Это странная мысль. Почему же «никакая комбинация не может»? Мы же видим, что может – потому и отличается киргиз от француза. Почему же в случае такого явления, как жизнь, «комбинация неживых по отдельности признаков» может привести к явлению жизни, а к этничности ничто не может привести, кроме как сама этничность, вдруг возникшая в крови? На каком этапе эволюции в кровь закладывается этничность? В крови кого она впервые появляется? В крови динозавра, каракатицы, обезьяны? Из русской обезьяны возникли русские, а из чукотской – чукчи?
Соловей пишет вещи, которые подрывают его собственную идею. Ведь представить себе, что какая-то уникальная комбинация молекул белка в крови «вдруг превращается в этническую самость», гораздо труднее, чем представить это себе как социальный и культурный процесс. Вот летописцы нам сообщили, что на Куликово поле отправились дружины славянских племен, а вернулось войско русского народа. Есть даже соответствующее изречение князя Дмитрия на похоронах павших ратников. Возможно, эти изречения присочинили позже – неважно, важен факт, что при восприятии населением Руси этой битвы в массовом сознании произошел качественный скачок. Буквально, выражаясь словами Соловея, «демографические, социальные и культурные группы вдруг превратились в этническую», люди осознали себя русскими.
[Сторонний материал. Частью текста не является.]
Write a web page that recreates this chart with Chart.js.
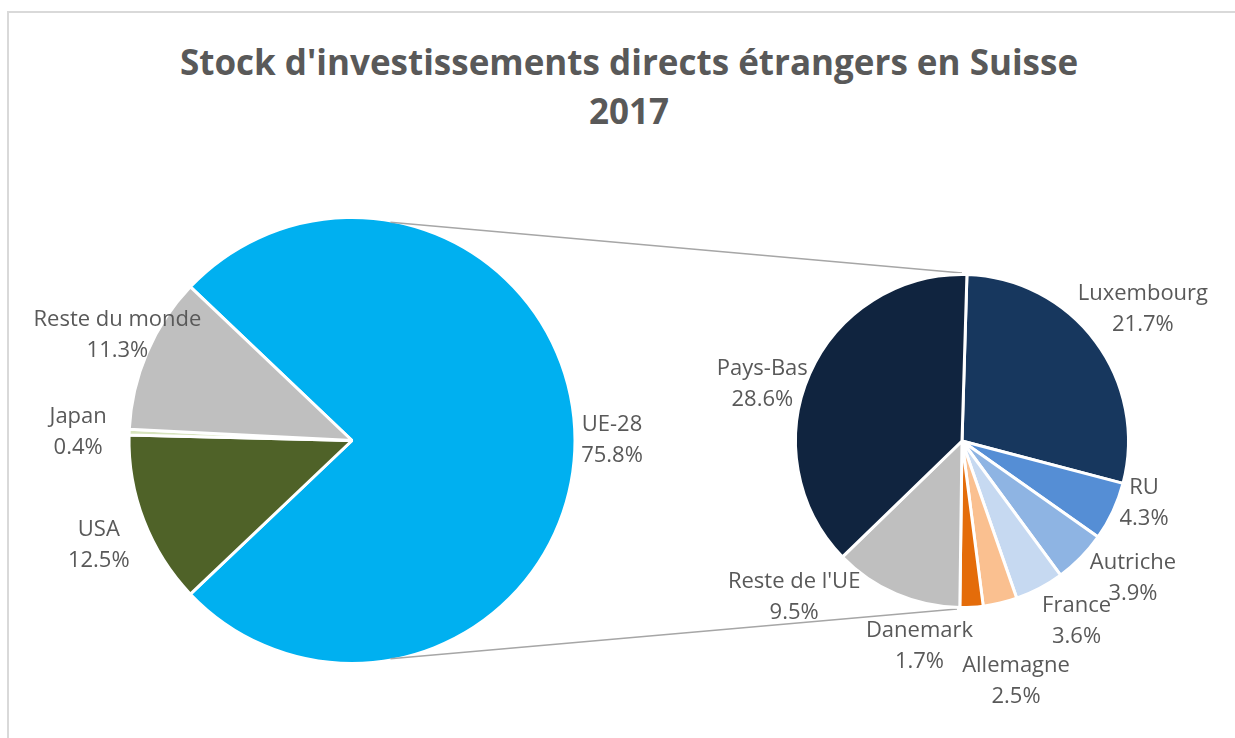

Может быть, Соловей считает, что у них всех вдруг белковые молекулы в крови скрючились по-русски?
Со ссылками на надежные эмпирические данные о «биологии» дело в книге Соловея обстоит неважно. Стараясь уязвить «ревнителей политической корректности», он заявляет: «Наиболее полное, основательное и систематизированное собрание фактов и аргументов (причем почерпнутых в «серьезной» науке!) в подтверждение биологической природы этнической дифференциации автор этих строк обнаружил в откровенно расистской книге В. Б. Авдеева» (с. 34)[201]. Что понимается под словами «серьезная наука», на которой основывается «откровенный расизм» ХХI века, Соловей не объясняет. Отнесемся к расизму «политически корректно» и будем выискивать в книге жесткие, однозначно трактуемые свидетельства в пользу биологической природы этничности.